A post on two subjects recently reported by MOOCs.com:

BootFirst, researchers at Glasgow Caledonian and Harvard Universities have completed a study that looked at data on four hundred participants in an edX MOOC designed for health care professionals. The researchers found that the MOOC’s participants were highly satisfied with its design emphasis on content provision, but the learning that occurred was “passive.” Participants concentrated on engaging with the content rather than with each other, and they failed to connect the scientific knowledge learned through the MOOC to practical applications at work.

I see nothing surprising in this finding, for at least two reasons:

  • The researchers might not have taken the problem of transfer into account.
  • One-way delivery of content is still one-way delivery of content, but it’s much cheaper to do this with a MOOC than with a lecture at the front of a classroom or a physical textbook. So why not put the content online and use the classroom for valuable face to face interaction, especially if doing so reduces the cost of attending any particular university?

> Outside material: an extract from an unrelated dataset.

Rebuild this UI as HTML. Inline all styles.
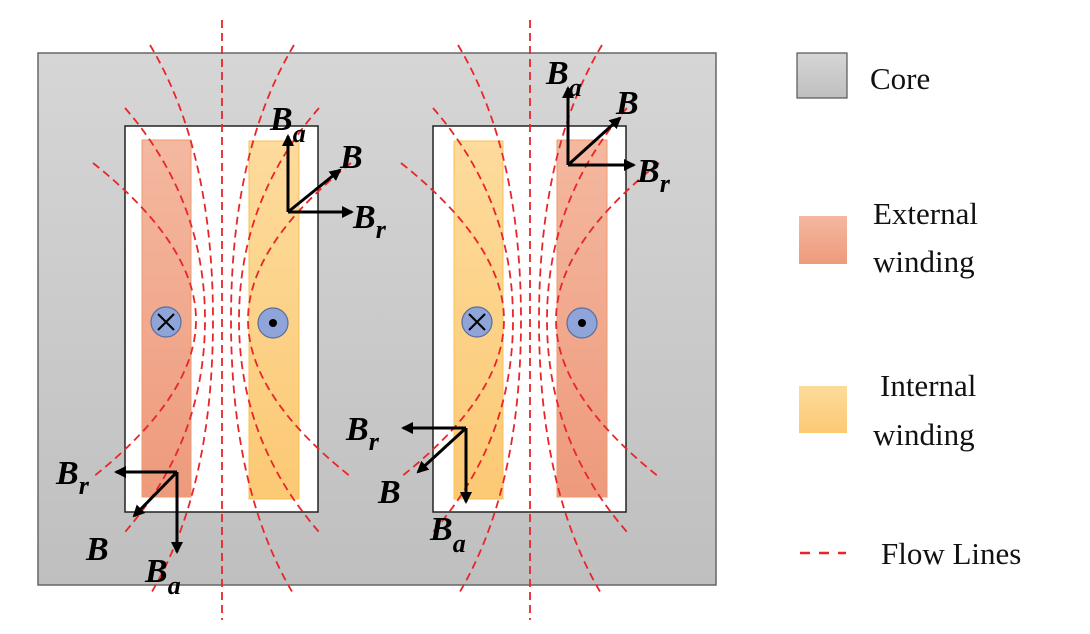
<!DOCTYPE html>
<html><head><style>body{margin:0;background:#fff}svg{display:block}</style></head><body>
<svg width="1090" height="634" viewBox="0 0 1090 634" xmlns="http://www.w3.org/2000/svg">
<defs>
<linearGradient id="cg" x1="0" y1="0" x2="0" y2="1"><stop offset="0" stop-color="#d6d6d6"/><stop offset="1" stop-color="#bfbfbf"/></linearGradient>
<linearGradient id="eg" x1="0" y1="0" x2="0" y2="1"><stop offset="0" stop-color="#f4b8a0"/><stop offset="1" stop-color="#ee9a7c"/></linearGradient>
<linearGradient id="ig" x1="0" y1="0" x2="0" y2="1"><stop offset="0" stop-color="#fddb9c"/><stop offset="1" stop-color="#fcc974"/></linearGradient>
<marker id="ah" markerWidth="12" markerHeight="12" refX="10" refY="6" orient="auto" markerUnits="userSpaceOnUse"><path d="M0,0 L12,6 L0,12 z" fill="#000"/></marker>
</defs>
<rect x="38" y="53" width="678" height="532" fill="url(#cg)" stroke="#666" stroke-width="1.5"/>
<rect x="125" y="126" width="193" height="386" fill="#fff" stroke="#222" stroke-width="1.5"/>
<rect x="433" y="126" width="193" height="386" fill="#fff" stroke="#222" stroke-width="1.5"/>
<rect x="142" y="140" width="49" height="357" fill="url(#eg)" stroke="#ee9a70" stroke-width="1"/>
<rect x="249" y="141" width="50" height="358" fill="url(#ig)" stroke="#f8c050" stroke-width="1"/>
<rect x="454" y="141" width="49" height="358" fill="url(#ig)" stroke="#f8c050" stroke-width="1"/>
<rect x="557" y="140" width="50" height="357" fill="url(#eg)" stroke="#ee9a70" stroke-width="1"/>
<g fill="none" stroke="#e8262a" stroke-width="1.8" stroke-dasharray="8 5" id="fl">
<line x1="222" y1="20" x2="222" y2="620"/>
<path d="M150,45 Q213,150 213,320 Q213,490 150,595"/><path d="M294,45 Q231,150 231,320 Q231,490 294,595"/>
<path d="M125,108 Q205,200 205,320 Q205,440 125,532"/><path d="M319,108 Q239,200 239,320 Q239,440 319,532"/>
<path d="M93,163 Q196,245 196,320 Q196,395 93,477"/><path d="M351,163 Q248,245 248,320 Q248,395 351,477"/>
</g>
<use href="#fl" transform="translate(308,0)"/>
<g stroke="#000" stroke-width="3" marker-end="url(#ah)" fill="none">
<line x1="288" y1="212" x2="288" y2="136"/><line x1="288" y1="212" x2="352" y2="212"/><line x1="288" y1="212" x2="340" y2="170"/>
<line x1="177" y1="472" x2="116" y2="472"/><line x1="177" y1="472" x2="177" y2="552"/><line x1="177" y1="472" x2="134" y2="516"/>
<line x1="568" y1="165" x2="568" y2="88"/><line x1="568" y1="165" x2="634" y2="165"/><line x1="568" y1="165" x2="620" y2="118"/>
<line x1="466" y1="428" x2="403" y2="428"/><line x1="466" y1="428" x2="466" y2="502"/><line x1="466" y1="428" x2="418" y2="472"/>
</g>
<g font-family="Liberation Serif, serif" font-weight="bold" font-style="italic" font-size="34" fill="#000">
<text x="270" y="130">B<tspan font-size="26" dy="12">a</tspan></text>
<text x="340" y="168">B</text>
<text x="353" y="228">B<tspan font-size="26" dy="10">r</tspan></text>
<text x="56" y="484">B<tspan font-size="26" dy="10">r</tspan></text>
<text x="86" y="560">B</text>
<text x="145" y="582">B<tspan font-size="26" dy="12">a</tspan></text>
<text x="546" y="84">B<tspan font-size="26" dy="12">a</tspan></text>
<text x="616" y="114">B</text>
<text x="637" y="182">B<tspan font-size="26" dy="10">r</tspan></text>
<text x="346" y="440">B<tspan font-size="26" dy="10">r</tspan></text>
<text x="378" y="503">B</text>
<text x="430" y="540">B<tspan font-size="26" dy="12">a</tspan></text>
</g>
<g stroke="#5a6d9e" stroke-width="1.2" fill="#8fa4d8">
<circle cx="166" cy="322" r="15"/><circle cx="273" cy="323" r="15"/>
<circle cx="477" cy="322" r="15"/><circle cx="582" cy="323" r="15"/>
</g>
<g stroke="#000" stroke-width="2"><line x1="158" y1="314" x2="174" y2="330"/><line x1="174" y1="314" x2="158" y2="330"/>
<line x1="469" y1="314" x2="485" y2="330"/><line x1="485" y1="314" x2="469" y2="330"/></g>
<circle cx="273" cy="323" r="4" fill="#000"/><circle cx="582" cy="323" r="4" fill="#000"/>
<rect x="797" y="53" width="50" height="45" fill="url(#cg)" stroke="#555" stroke-width="1.2"/>
<rect x="799" y="216" width="48" height="48" fill="url(#eg)"/>
<rect x="799" y="386" width="48" height="47" fill="url(#ig)"/>
<line x1="800" y1="553" x2="846" y2="553" stroke="#e8262a" stroke-width="2.5" stroke-dasharray="10 9"/>
<g font-family="Liberation Serif, serif" font-size="31" fill="#111">
<text x="870" y="89">Core</text>
<text x="873" y="224">External</text><text x="873" y="272">winding</text>
<text x="880" y="396">Internal</text><text x="873" y="445">winding</text>
<text x="881" y="564">Flow Lines</text>
</g>
</svg>
</body></html>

Second, Course Report, an online directory of coding bootcamps, has released a study that (surprise!) finds that bootcamp enrollment is climbing quickly while traditional computer science bachelor’s degree programs are seeing fewer students. The average bootcamp lasts about ten weeks and costs US$10,000, while the computer science degree is a four-year commitment and can often cost US$100,000 to US$250,000.

You can justifiably argue that these bootcamps are simply producing code monkeys with a limited skill set and future. They don’t know math, don’t understand computer architecture, and don’t design algorithms. Eventually there will be more coders than the market needs, especially when the work is outsourced to India. But how many people can afford the four-year computer science degree in the USA or Europe? For the time being, many people are finding that bootcamps are a cost and time effective route to earning a higher income. I don’t see universities offering similar services for a similar price.